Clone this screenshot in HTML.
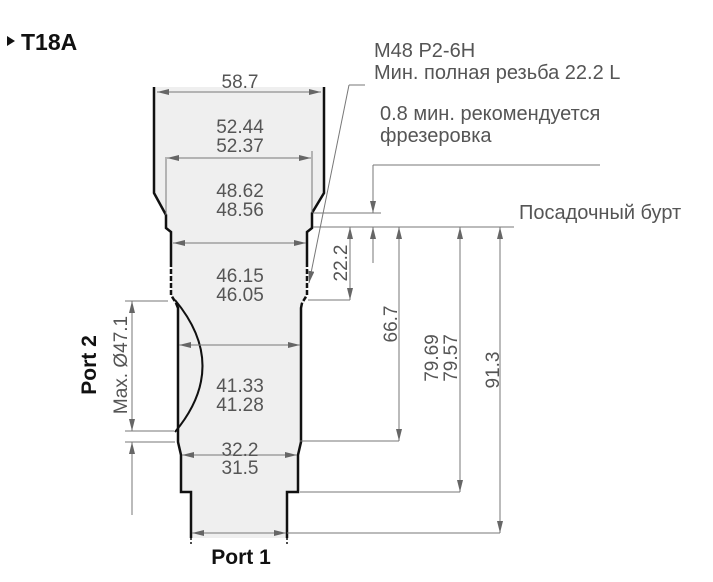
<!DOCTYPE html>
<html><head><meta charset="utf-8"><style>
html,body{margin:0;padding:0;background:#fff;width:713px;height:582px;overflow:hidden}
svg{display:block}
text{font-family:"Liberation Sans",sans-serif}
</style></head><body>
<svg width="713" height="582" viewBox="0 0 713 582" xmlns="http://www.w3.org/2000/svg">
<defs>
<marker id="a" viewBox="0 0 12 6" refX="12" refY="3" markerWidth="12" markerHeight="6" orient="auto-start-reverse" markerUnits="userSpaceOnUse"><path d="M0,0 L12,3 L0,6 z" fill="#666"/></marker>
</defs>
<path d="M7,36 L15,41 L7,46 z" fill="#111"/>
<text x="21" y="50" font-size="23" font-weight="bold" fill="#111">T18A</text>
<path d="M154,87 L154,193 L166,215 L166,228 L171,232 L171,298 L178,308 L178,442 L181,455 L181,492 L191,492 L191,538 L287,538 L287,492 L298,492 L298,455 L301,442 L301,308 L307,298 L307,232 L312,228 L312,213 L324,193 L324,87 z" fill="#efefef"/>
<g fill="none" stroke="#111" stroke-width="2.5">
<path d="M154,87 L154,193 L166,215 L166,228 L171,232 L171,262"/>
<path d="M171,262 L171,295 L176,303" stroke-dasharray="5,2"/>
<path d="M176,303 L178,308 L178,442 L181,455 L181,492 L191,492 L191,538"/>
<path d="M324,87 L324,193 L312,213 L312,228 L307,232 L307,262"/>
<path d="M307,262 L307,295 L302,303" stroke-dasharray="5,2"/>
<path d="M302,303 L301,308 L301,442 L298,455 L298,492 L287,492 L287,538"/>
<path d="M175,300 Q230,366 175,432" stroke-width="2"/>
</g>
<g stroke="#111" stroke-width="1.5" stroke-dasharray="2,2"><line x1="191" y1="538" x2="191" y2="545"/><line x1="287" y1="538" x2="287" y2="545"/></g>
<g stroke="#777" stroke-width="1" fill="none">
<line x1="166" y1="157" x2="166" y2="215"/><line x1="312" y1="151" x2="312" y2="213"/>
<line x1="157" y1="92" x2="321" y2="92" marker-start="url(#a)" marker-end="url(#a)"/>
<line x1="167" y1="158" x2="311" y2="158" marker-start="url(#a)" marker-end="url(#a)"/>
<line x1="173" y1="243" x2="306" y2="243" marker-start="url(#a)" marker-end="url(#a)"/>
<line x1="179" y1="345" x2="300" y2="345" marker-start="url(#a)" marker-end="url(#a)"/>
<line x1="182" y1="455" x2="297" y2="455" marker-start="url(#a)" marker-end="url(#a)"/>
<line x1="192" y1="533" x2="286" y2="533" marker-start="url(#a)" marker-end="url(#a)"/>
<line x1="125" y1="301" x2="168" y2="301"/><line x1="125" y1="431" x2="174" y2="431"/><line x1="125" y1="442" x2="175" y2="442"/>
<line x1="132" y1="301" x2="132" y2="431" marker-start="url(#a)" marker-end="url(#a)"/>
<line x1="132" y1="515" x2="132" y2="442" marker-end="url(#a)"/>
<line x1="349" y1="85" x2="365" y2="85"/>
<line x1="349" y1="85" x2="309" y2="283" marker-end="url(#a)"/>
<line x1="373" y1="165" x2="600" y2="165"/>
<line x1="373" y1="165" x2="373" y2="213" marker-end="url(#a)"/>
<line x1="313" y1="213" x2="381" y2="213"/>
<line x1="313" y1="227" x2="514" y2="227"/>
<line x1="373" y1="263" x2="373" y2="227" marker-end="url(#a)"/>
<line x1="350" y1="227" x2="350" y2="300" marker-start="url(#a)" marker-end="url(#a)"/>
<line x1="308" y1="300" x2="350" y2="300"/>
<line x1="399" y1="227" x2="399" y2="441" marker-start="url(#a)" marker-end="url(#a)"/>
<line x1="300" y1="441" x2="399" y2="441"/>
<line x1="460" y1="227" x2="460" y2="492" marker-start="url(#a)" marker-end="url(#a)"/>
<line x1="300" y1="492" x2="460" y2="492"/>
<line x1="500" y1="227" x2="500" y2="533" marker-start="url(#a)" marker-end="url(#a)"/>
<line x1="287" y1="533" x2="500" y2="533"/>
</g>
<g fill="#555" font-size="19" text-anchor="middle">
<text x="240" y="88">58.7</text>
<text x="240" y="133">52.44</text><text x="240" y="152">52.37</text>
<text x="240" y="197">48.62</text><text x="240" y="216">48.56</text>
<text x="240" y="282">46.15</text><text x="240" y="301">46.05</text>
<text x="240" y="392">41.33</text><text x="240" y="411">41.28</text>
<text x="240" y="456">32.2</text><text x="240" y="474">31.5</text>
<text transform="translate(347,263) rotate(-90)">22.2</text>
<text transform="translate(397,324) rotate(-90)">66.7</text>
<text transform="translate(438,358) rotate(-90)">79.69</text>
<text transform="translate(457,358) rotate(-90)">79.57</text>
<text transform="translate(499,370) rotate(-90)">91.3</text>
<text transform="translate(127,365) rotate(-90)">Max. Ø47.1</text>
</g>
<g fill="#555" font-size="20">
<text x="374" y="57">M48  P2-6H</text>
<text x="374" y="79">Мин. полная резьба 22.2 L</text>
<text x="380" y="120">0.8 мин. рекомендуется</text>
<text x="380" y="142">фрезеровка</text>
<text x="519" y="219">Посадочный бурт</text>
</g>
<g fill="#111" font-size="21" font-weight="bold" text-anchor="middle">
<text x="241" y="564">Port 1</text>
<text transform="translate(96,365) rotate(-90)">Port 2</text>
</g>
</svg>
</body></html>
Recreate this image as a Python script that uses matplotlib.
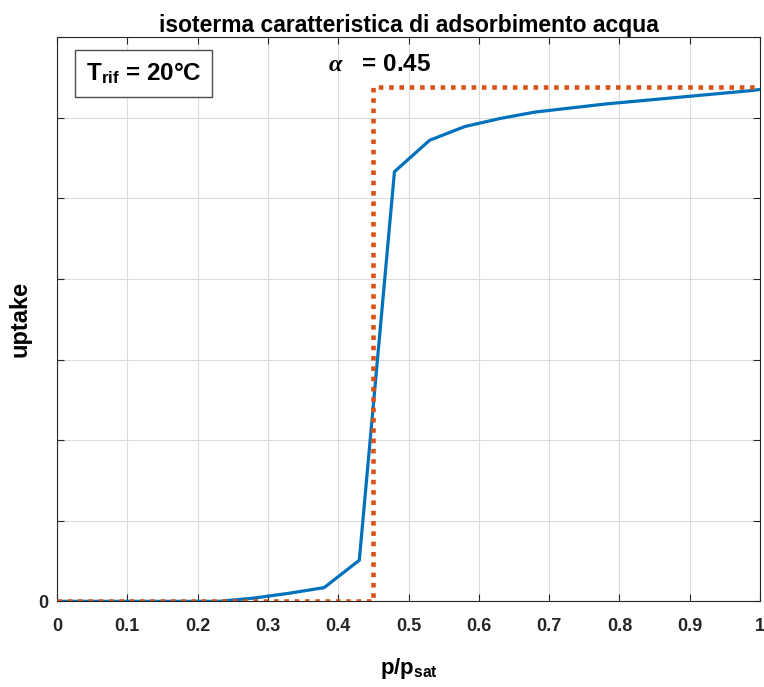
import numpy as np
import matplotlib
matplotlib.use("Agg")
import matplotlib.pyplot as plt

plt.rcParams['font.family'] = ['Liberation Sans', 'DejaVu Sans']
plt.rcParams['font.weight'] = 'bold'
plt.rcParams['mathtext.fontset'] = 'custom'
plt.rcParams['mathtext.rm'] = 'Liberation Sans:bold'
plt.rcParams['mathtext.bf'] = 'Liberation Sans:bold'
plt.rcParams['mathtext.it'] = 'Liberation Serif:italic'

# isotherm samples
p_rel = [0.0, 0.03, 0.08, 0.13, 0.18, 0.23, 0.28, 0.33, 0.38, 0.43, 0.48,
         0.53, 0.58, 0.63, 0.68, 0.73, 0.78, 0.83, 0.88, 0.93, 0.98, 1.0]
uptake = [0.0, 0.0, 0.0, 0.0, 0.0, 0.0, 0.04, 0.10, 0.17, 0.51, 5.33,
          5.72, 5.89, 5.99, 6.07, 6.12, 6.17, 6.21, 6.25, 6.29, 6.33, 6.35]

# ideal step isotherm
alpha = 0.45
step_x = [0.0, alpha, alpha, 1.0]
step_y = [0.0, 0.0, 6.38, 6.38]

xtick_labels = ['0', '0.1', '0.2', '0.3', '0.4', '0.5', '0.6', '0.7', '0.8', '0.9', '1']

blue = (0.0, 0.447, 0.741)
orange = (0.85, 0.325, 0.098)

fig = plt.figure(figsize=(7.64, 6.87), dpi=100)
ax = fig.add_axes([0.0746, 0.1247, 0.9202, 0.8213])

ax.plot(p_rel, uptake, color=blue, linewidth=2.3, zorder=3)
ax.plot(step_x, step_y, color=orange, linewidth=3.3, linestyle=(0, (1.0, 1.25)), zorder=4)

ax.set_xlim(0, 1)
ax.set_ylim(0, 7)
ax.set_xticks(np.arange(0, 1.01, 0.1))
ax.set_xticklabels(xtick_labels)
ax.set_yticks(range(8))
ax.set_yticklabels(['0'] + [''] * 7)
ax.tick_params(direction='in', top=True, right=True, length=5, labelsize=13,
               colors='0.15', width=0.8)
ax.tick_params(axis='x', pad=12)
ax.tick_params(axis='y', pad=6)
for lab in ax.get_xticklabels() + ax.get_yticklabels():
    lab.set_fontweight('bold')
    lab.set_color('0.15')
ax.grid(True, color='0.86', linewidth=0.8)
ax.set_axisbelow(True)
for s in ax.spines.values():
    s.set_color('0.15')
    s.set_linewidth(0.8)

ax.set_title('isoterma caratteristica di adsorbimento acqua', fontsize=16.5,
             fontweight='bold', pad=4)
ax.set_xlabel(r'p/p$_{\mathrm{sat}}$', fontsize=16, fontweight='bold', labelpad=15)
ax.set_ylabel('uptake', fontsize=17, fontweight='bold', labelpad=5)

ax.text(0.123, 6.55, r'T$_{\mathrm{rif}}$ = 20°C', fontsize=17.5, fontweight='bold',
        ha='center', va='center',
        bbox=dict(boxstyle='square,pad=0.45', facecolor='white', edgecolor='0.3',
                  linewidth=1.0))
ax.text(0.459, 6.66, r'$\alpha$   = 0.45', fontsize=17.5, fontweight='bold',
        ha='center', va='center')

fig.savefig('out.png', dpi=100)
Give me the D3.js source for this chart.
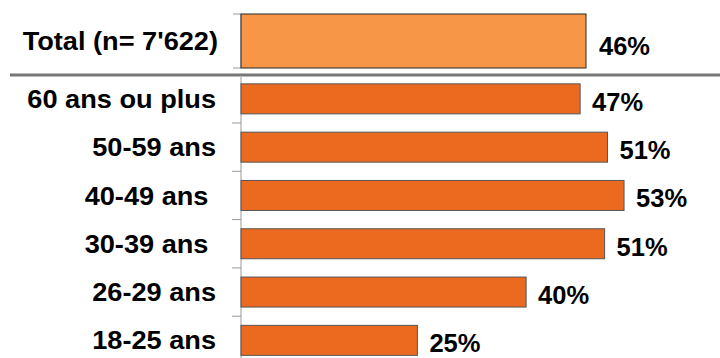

**********

*Direction*. Return exactly the lines from the one with "Recreate this image" to the one with "plt.rcParams['mathtext.it'] = 'Liberation", both ends kept, and only those. Images are left out.

*Worked answer*.
Recreate this image as a Python script that uses matplotlib.
import numpy as np
import matplotlib
matplotlib.use("Agg")
import matplotlib.pyplot as plt

plt.rcParams['font.family'] = ['Liberation Sans', 'DejaVu Sans']
plt.rcParams['font.weight'] = 'bold'
plt.rcParams['mathtext.fontset'] = 'custom'
plt.rcParams['mathtext.rm'] = 'Liberation Sans:bold'
plt.rcParams['mathtext.bf'] = 'Liberation Sans:bold'
plt.rcParams['mathtext.it'] = 'Liberation Serif:italic'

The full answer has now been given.